*Adriana Rollo, Julia Shinohara e Rebeca Bacci, sócia e advogadas do BZCP
A LGPD foi aprovada em 2018, acompanhando a tendência mundial de regulamentação das
atividades de tratamento de dados pessoais, após diversos escândalos envolvendo práticas
abusivas, entre os quais, os casos WikiLeaks e Cambridge Analytica. A repercussão destes casos acendeu as discussões sobre a importância da proteção dos dados pessoais e os riscos do tratamento de dados inadequado.
Nestes 5 anos, pudemos observar uma grande mudança de paradigma sobre o tema de dados pessoais na sociedade brasileira e o início do desenvolvimento de uma verdadeira cultura de proteção de dados.

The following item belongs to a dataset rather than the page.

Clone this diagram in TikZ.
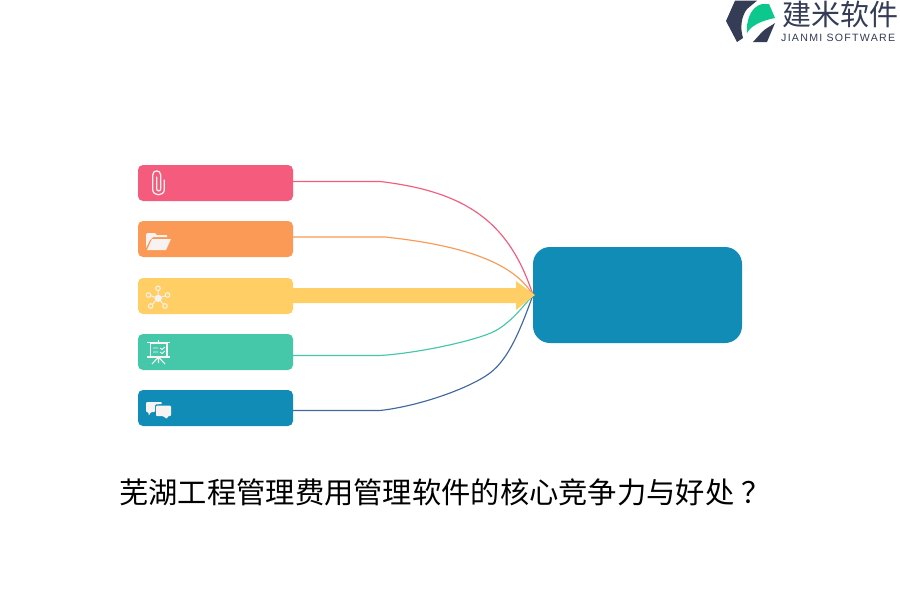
\documentclass[tikz,border=0pt]{standalone}
\usepackage{fontspec}
\setmainfont{Liberation Sans}
\newfontfamily\cjk{Noto Sans CJK SC}
\newfontfamily\spaced[LetterSpace=12]{Liberation Sans}
\definecolor{cpink}{HTML}{F45B7C}
\definecolor{corange}{HTML}{FB9956}
\definecolor{cyellow}{HTML}{FFCF66}
\definecolor{cteal}{HTML}{45C7A9}
\definecolor{cblue}{HTML}{118CB6}
\definecolor{lblue}{HTML}{41689F}
\definecolor{cdark}{HTML}{343C56}
\definecolor{cgreen}{HTML}{0CC88C}
\definecolor{ciconw}{HTML}{F6F3F2}
\tikzset{
  x=1pt,y=-1pt,
  bar/.style={fill=#1,draw=none,rounded corners=5pt,minimum width=155pt,minimum height=36pt,inner sep=0pt,outer sep=0pt},
  hubbox/.style={fill=cblue,draw=none,rounded corners=17pt,minimum width=209pt,minimum height=96pt,inner sep=0pt,outer sep=0pt},
  link/.style={draw=#1,line width=1.15pt},
  ico/.style={draw=ciconw,line width=1.1pt,fill=none},
}
\begin{document}
\begin{tikzpicture}
\useasboundingbox[fill=white] (0,0) rectangle (900,600);
\node[bar=cpink] (a) at (215.5,183) {};
\node[bar=corange] (b) at (215.5,239) {};
\node[bar=cyellow] (c) at (215.5,296) {};
\node[bar=cteal] (d) at (215.5,352) {};
\node[bar=cblue] (e) at (215.5,408) {};
\node[hubbox] (h) at (637.5,295) {};
\coordinate (t) at (h.west);
% connectors
\draw[link=cpink] (293,181.5) -- (380,181.5) .. controls (470,192) and (510,225) .. (t);
\draw[link=corange] (293,237) -- (385,237) .. controls (470,246) and (515,265) .. (t);
\draw[link=cteal] (293,355.5) -- (380,355.5) .. controls (420,353) and (478,340) .. (495,331) .. controls (510,323) and (522,308) .. (t);
\draw[link=lblue] (293,410.5) -- (380,410.5) .. controls (420,406) and (470,388) .. (490,373) .. controls (510,358) and (522,325) .. (t);
\fill[cyellow] (293,288) -- (516,288) -- (516,281) -- (535,295) -- (516,310) -- (516,303) -- (293,303) -- cycle;
% paperclip
\draw[ico,line width=1.25pt,line cap=round] (164.3,180) -- (164.3,189.5) .. controls (164.3,196.5) and (152.7,196.5) .. (152.7,189.5) -- (152.7,175)
 .. controls (152.7,169.5) and (160.7,169.5) .. (160.7,175) -- (160.7,189) .. controls (160.7,191.5) and (156.7,191.5) .. (156.7,189) -- (156.7,177);
% folder
\fill[ciconw] (146,248) -- (146,235) -- (147,233) -- (155,233) -- (157,235) -- (167,235) -- (167,237) -- (153,237) -- (150,240) -- cycle;
\fill[ciconw] (147,250) -- (152,239) -- (171,239) -- (166,250) -- cycle;
% network
\foreach \p/\q in {158/288.3, 148.5/295, 167.5/295, 150.7/306, 165/306}{
  \draw[ico,line width=0.9pt] (158.2,298.3) -- (\p,\q);
  \fill[cyellow] (\p,\q) circle (2.3);
  \draw[ico,line width=1pt] (\p,\q) circle (2.3);
}
\fill[ciconw] (158.2,298.3) circle (3.6);
% presentation
\draw[ico] (150.5,343) rectangle (167,357);
\draw[ico,line width=1.4pt] (147,342.5) -- (170,342.5);
\draw[ico,line width=1.4pt] (147,357) -- (170,357);
\draw[ico] (158.5,340) -- (158.5,342);
\draw[ico] (158.5,357) -- (158.5,363) (158.5,357) -- (152,364) (158.5,357) -- (165,364);
\draw[ico,line width=0.95pt] (153,348) -- (158,348) (153,352) -- (158,352) (160,348) -- (162,349.5) -- (165,347) (160,352) -- (162,353.5) -- (165,351);
% chat
\fill[ciconw,rounded corners=1pt] (146,402) -- (162,402) -- (162,404) -- (155,404.5) -- (155,412) -- (151,412) -- (148.5,416) -- (148.5,412) -- (146,412) -- cycle;
\fill[ciconw,rounded corners=1pt] (156,405.5) -- (171,405.5) -- (171,416) -- (168,416) -- (167,419) -- (163,416) -- (156,416) -- cycle;
% title
\node[font=\cjk,anchor=west,inner sep=0pt] (title) at (119,492.5) {\fontsize{29.3}{29.3}\selectfont 芜湖工程管理费用管理软件的核心竞争力与好处\hspace{7pt}？};
% logo
\fill[cdark] (726,21) -- (735,0.7) -- (757,0.7) -- (747,9) .. controls (741,17) and (740,28) .. (743,38) -- (737,42) -- cycle;
\fill[cgreen] (747,33) .. controls (746,22) and (750,7) .. (762,4) -- (769,4) -- (775,18) .. controls (765,20) and (752,24) .. (747,33) -- cycle;
\fill[cdark] (753,42) -- (762,32) .. controls (766,28) and (771,26) .. (775,23) -- (767,42) -- cycle;
\node[font=\cjk,anchor=west,inner sep=0pt,text=cdark] (logot) at (782,14) {\fontsize{29}{29}\selectfont 建米软件};
\node[anchor=west,inner sep=0pt,text=cdark] (logos) at (781,38) {\spaced\fontsize{10.6}{11}\selectfont JIANMI SOFTWARE};
\end{tikzpicture}
\end{document}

Do lado das empresas, essa mudança de postura se deve, em parte, ao temor provocado pelas multas previstas na LGPD, as quais podem chegar a R$ 50 milhões. Inclusive, duas das grandes novidades deste ano foram justamente a publicação da Resolução CD/ANPD nº 4/2023 (que regulamenta o processo sancionatório), e a efetiva aplicação da primeira sanção pela Autoridade Nacional de Proteção de Dados.
Há pouco mais de 1 mês, a ANPD publicou sua primeira decisão, na qual aplicou uma advertência a uma pequena empresa de telemarketing, e a condenou ao pagamento de multa no valor de R$ 14.400 pela falta de indicação de encarregado e falta de base legal adequada para as atividades de tratamento realizadas pela empresa.
A sanção surpreendeu o mercado, que esperava que a primeira penalização seria aplicada a uma das grandes empresas de tecnologia que trata diariamente um grande volume de dados, e não a uma microempresa. Assim, a sentença serviu para relembrar as empresas de que a aplicação da LGPD (e de multas) é multisetorial e independe do tamanho da empresa, o que reacendeu a preocupação em se adequar à lei.
Mas engana-se quem pensa que as multas são o único motivo que levaram as empresas a incorporar a proteção de dados em sua cultura. Um dos principais impulsores dessa mudança foi a cobrança do próprio mercado. Hoje, quem não se adequa à LGPD, sofre uma sanção muito mais severa do que as multas aplicadas pela ANPD, que é a perda de clientes e parceiros, que se recusam a fazer negócios com quem não respeita a privacidade.
Conscientização social
Chegamos em um nível de maturidade e conscientização social em que más práticas de tratamento de dados não são mais toleradas pelas pessoas. Um exemplo disso foi o caso do aplicativo de criação de avatares que sofreu uma avalanche de críticas no fim do ano passado, relacionadas aos riscos gerados à privacidade, as quais levaram uma série de usuários a se descadastrar da plataforma, fazendo com que a empresa rapidamente alterasse as suas políticas.
E a tendência é que essa mobilização social cresça cada vez mais, à medida em que as tecnologias se tornam cada vez mais acessíveis à população, trazendo para perto as preocupações inerentes ao uso dessas novas tecnologias.
É o que vimos observando com a difusão das ferramentas de inteligência artificial. Recentemente, uma propaganda virou um dos assuntos mais comentados no país, ao trazer de volta à vida uma célebre cantora que faleceu há mais de 40 anos, para cantar junto com a sua filha.
E a discussão não escapou dos olhares atentos da ANPD, a final, as ferramentas de inteligência artificial utilizam, quase sempre, dados pessoais para desenvolver seus algoritmos.
A ANPD tem se posicionado a favor da regulamentação da inteligência artificial e ao fomento à inovação, desde que feita de forma responsável. No último mês, a ANPD publicou sua análise preliminar do Projeto de Lei nº 2338/23, que dispõe sobre o uso da inteligência artificial. Nela, a ANPD apresenta os pontos de convergência e conflito entre o projeto de lei e a LGPD, e sugere que a ANPD deve ser a autoridade-chave na regulação e governança da inteligência artificial no Brasil, especialmente no que se refere à proteção de dados pessoais.
Assim, mesmo após 5 anos da aprovação da LGPD, observa-se que o tema da proteção de dados continua quentíssimo. E, com o início da aplicação das sanções pela ANPD, e a chegada das ferramentas de inteligência artificial, cada vez mais presentes na vida das pessoas, nossa aposta é que neste quinto ano as discussões se aqueçam ainda mais. Vamos acompanhar!